The real or effective user ID of the sending process must match the real or saved (from one of functions in the exec(2) family) user ID of the receiving process, unless the privilege {PRIV_PROC_OWNER} is asserted in the effective set of the sending process (see Intro(2)), or sig is SIGCONT and the sending process has the same session ID as the receiving process.

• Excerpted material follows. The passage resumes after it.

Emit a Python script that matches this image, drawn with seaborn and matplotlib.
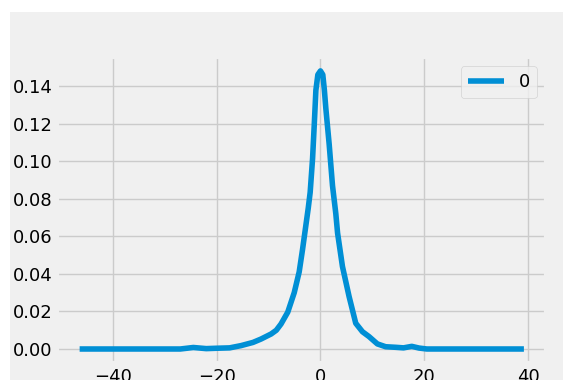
import numpy as np
import pandas as pd
import matplotlib
matplotlib.use("Agg")
import matplotlib.pyplot as plt
import seaborn as sns
from matplotlib.patches import Rectangle

# density curve
x_vals = [-46.4, -40.0, -30.0, -27.0, -24.5, -22.0, -20.0, -17.5, -15.3, -13.0,
          -11.45, -9.5, -8.5, -7.6, -6.3, -5.05, -4.1, -3.45, -2.8, -2.35,
          -1.98, -1.52, -1.2, -0.88, -0.5, 0.0, 0.45, 0.75, 1.04, 1.68,
          2.32, 2.96, 3.3, 4.24, 5.52, 6.8, 8.09, 9.36, 10.97, 12.56,
          14.5, 16.0, 17.6, 19.0, 20.5, 30.0, 39.2]
density = [0.0, 0.0, 0.0, 0.0, 0.0008, 0.0002, 0.0004, 0.0006, 0.0018, 0.0035,
           0.0053, 0.008, 0.010, 0.0133, 0.0196, 0.030, 0.041, 0.053, 0.066, 0.075,
           0.0834, 0.1013, 0.119, 0.1377, 0.146, 0.148, 0.146, 0.138, 0.128, 0.109,
           0.087, 0.072, 0.0617, 0.0439, 0.0279, 0.0137, 0.0092, 0.0066, 0.0027, 0.0012,
           0.0009, 0.0006, 0.0014, 0.0005, 0.0, 0.0, 0.0]

plt.style.use("fivethirtyeight")
plt.rcParams["font.family"] = ["DejaVu Sans"]

df = pd.DataFrame({"x": x_vals, "density": density})

fig = plt.figure(figsize=(5.63, 3.80), dpi=100)
fig.patch.set_facecolor("white")
# gray backdrop, reference image is cropped with a white strip at left/top
bg = Rectangle((10 / 563, 0), 1, 1 - 12 / 380, transform=fig.transFigure,
               facecolor="#f0f0f0", edgecolor="none", zorder=-10)
fig.add_artist(bg)
ax = fig.add_axes([0.102, 0.045, 0.868, 0.805])
ax.set_facecolor("#f0f0f0")

sns.lineplot(data=df, x="x", y="density", ax=ax, color="#008fd5", linewidth=4, label="0")
ax.set_xlabel("")
ax.set_ylabel("")
ax.set_xticks([-40, -20, 0, 20, 40])
ax.set_yticks([0.0, 0.02, 0.04, 0.06, 0.08, 0.10, 0.12, 0.14])
ax.tick_params(labelsize=13)
ax.legend(loc="upper right", fontsize=13)

fig.savefig("out.png", dpi=100, facecolor=fig.get_facecolor())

A process needs the basic privilege {PRIV_PROC_SESSION} to send signals to a process with a different session ID. See privileges(5).
If pid is greater than 0, sig will be sent to the process whose process ID is equal to pid.
If pid is negative but not (pid_t)-1, sig will be sent to all processes whose process group ID is equal to the absolute value of pid and for which the process has permission to send a signal.
If pid is 0, sig will be sent to all processes excluding special processes (see Intro(2)) whose process group ID is equal to the process group ID of the sender.
If pid is (pid_t)-1 and the {PRIV_PROC_OWNER} privilege is not asserted in the effective set of the sending process, sig will be sent to all processes excluding special processes whose real user ID is equal to the effective user ID of the sender.
If pid is (pid_t)-1 and the {PRIV_PROC_OWNER} privilege is asserted in the effective set of the sending process, sig will be sent to all processes excluding special processes.
Upon successful completion, 0 is returned. Otherwise, -1 is returned, no signal is sent, and errno is set to indicate the error.
The kill() function will fail if:
The sig argument is not a valid signal number.
The sig argument is SIGKILL and the pid argument is (pid_t)-1 (that is, the calling process does not have permission to send the signal to any of the processes specified by pid).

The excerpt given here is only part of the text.